- **To do**
Starting at the first line of the data, please print exactly those lines through the one that holds "const rightNames = ['ARG', 'CHL', 'COL', 'VEN', 'PRY', 'AL'];", omitting every picture.

- **Material provided**
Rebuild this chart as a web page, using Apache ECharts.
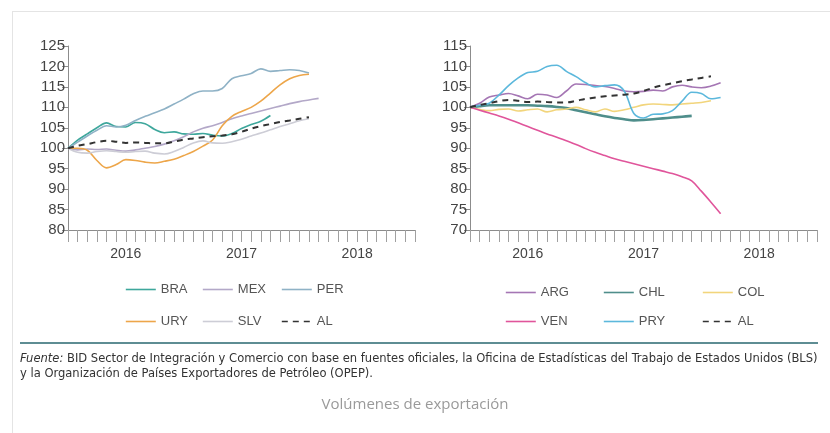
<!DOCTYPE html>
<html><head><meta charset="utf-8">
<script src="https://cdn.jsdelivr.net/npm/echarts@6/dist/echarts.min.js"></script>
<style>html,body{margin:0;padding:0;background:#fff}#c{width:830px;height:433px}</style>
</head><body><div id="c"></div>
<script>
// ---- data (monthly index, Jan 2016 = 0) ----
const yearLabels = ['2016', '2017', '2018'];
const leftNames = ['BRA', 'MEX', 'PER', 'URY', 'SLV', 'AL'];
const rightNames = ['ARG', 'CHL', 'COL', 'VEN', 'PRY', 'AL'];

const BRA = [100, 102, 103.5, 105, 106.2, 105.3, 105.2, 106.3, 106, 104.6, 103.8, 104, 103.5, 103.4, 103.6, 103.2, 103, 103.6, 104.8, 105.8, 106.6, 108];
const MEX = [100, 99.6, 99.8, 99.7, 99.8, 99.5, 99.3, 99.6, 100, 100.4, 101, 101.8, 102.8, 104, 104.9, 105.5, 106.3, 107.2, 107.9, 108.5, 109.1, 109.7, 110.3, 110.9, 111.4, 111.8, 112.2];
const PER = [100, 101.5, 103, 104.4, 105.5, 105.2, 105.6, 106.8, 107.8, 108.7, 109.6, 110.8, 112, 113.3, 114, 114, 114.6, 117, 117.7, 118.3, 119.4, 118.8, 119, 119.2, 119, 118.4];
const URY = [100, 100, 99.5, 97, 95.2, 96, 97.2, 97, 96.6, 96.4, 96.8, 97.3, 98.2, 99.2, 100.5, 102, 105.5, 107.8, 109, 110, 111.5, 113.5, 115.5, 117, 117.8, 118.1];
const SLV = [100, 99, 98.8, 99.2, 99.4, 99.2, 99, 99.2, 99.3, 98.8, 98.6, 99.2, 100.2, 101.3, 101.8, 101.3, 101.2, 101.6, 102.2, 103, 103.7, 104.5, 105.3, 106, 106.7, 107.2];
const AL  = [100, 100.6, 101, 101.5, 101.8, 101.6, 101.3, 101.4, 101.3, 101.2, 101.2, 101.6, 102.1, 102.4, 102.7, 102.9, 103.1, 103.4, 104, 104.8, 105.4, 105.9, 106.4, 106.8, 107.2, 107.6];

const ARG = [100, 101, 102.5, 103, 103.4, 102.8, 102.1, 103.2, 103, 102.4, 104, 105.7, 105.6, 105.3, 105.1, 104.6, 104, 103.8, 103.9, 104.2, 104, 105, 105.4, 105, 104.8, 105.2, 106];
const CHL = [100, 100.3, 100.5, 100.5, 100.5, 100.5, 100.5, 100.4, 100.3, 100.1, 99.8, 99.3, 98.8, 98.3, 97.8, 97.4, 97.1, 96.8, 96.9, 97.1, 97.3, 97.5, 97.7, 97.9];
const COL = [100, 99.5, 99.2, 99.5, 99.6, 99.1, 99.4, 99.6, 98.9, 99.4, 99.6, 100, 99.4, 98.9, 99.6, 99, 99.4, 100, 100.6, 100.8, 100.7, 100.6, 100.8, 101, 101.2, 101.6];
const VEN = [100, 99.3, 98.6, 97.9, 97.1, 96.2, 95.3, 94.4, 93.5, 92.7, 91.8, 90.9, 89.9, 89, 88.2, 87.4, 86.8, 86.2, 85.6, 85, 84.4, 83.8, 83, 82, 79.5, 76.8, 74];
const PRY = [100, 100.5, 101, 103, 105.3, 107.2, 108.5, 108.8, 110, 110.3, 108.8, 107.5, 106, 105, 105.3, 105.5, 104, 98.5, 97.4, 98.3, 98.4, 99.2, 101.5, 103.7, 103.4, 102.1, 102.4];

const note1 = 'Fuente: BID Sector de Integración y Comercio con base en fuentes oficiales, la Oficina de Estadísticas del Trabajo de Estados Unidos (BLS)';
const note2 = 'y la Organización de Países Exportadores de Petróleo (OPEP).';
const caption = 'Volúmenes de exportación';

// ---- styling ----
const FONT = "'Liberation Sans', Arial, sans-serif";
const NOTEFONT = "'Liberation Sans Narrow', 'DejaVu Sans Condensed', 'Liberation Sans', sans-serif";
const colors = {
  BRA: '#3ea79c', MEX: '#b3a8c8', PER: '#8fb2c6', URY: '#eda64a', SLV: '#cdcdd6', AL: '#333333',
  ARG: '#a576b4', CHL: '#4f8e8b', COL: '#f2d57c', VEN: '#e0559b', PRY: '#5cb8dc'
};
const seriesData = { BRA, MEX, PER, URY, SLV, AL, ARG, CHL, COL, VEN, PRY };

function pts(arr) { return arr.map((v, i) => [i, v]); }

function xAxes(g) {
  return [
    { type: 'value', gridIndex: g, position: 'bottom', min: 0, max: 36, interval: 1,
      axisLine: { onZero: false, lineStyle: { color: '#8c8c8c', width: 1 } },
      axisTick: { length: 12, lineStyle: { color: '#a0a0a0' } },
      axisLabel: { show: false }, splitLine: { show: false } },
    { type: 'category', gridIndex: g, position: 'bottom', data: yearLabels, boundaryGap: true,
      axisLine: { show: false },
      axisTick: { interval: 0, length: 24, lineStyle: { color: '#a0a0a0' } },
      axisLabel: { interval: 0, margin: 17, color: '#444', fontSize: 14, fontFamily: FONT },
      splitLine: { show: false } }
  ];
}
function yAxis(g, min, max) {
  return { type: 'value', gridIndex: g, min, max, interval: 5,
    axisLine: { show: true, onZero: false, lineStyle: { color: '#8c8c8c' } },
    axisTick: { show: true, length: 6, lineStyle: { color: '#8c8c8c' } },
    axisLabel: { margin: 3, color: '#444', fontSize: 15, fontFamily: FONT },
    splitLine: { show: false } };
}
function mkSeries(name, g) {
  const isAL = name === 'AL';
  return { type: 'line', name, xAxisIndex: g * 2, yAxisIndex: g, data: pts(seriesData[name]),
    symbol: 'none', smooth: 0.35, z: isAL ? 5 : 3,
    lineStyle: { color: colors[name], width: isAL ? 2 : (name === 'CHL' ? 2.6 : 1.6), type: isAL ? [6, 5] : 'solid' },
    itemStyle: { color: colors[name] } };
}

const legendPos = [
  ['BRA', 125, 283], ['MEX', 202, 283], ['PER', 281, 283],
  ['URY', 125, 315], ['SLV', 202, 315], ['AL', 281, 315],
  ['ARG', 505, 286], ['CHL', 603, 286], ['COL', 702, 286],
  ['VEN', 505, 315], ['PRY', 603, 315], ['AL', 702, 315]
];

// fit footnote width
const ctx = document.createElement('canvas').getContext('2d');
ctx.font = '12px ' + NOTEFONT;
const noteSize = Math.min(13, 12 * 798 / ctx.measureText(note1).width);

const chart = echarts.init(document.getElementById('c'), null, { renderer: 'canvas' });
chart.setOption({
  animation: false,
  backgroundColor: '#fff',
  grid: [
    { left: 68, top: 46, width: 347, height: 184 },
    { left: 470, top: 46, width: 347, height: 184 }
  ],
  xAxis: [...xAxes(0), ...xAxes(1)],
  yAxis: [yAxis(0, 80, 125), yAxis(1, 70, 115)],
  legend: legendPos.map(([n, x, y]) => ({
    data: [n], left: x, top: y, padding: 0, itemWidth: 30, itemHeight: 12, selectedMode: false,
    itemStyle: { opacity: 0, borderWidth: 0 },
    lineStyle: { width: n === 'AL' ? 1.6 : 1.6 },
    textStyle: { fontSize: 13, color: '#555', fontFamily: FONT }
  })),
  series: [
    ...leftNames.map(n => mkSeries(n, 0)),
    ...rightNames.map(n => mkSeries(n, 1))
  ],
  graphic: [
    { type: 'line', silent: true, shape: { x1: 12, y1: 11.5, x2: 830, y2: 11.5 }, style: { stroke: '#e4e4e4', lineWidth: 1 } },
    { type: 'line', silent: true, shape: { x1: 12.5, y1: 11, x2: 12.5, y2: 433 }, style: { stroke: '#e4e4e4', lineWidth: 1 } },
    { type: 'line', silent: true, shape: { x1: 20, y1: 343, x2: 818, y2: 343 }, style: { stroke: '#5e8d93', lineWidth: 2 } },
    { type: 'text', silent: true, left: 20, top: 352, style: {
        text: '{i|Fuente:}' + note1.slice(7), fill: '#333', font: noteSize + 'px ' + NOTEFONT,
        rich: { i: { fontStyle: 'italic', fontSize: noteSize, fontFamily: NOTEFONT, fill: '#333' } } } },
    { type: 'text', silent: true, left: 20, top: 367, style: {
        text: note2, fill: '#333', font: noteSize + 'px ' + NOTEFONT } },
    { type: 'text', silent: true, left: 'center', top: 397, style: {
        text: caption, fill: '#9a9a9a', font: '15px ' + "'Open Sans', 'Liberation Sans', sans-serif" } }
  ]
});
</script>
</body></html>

- **Solved problem**
Rebuild this chart as a web page, using Apache ECharts.
<!DOCTYPE html>
<html><head><meta charset="utf-8">
<script src="https://cdn.jsdelivr.net/npm/echarts@6/dist/echarts.min.js"></script>
<style>html,body{margin:0;padding:0;background:#fff}#c{width:830px;height:433px}</style>
</head><body><div id="c"></div>
<script>
// ---- data (monthly index, Jan 2016 = 0) ----
const yearLabels = ['2016', '2017', '2018'];
const leftNames = ['BRA', 'MEX', 'PER', 'URY', 'SLV', 'AL'];
const rightNames = ['ARG', 'CHL', 'COL', 'VEN', 'PRY', 'AL'];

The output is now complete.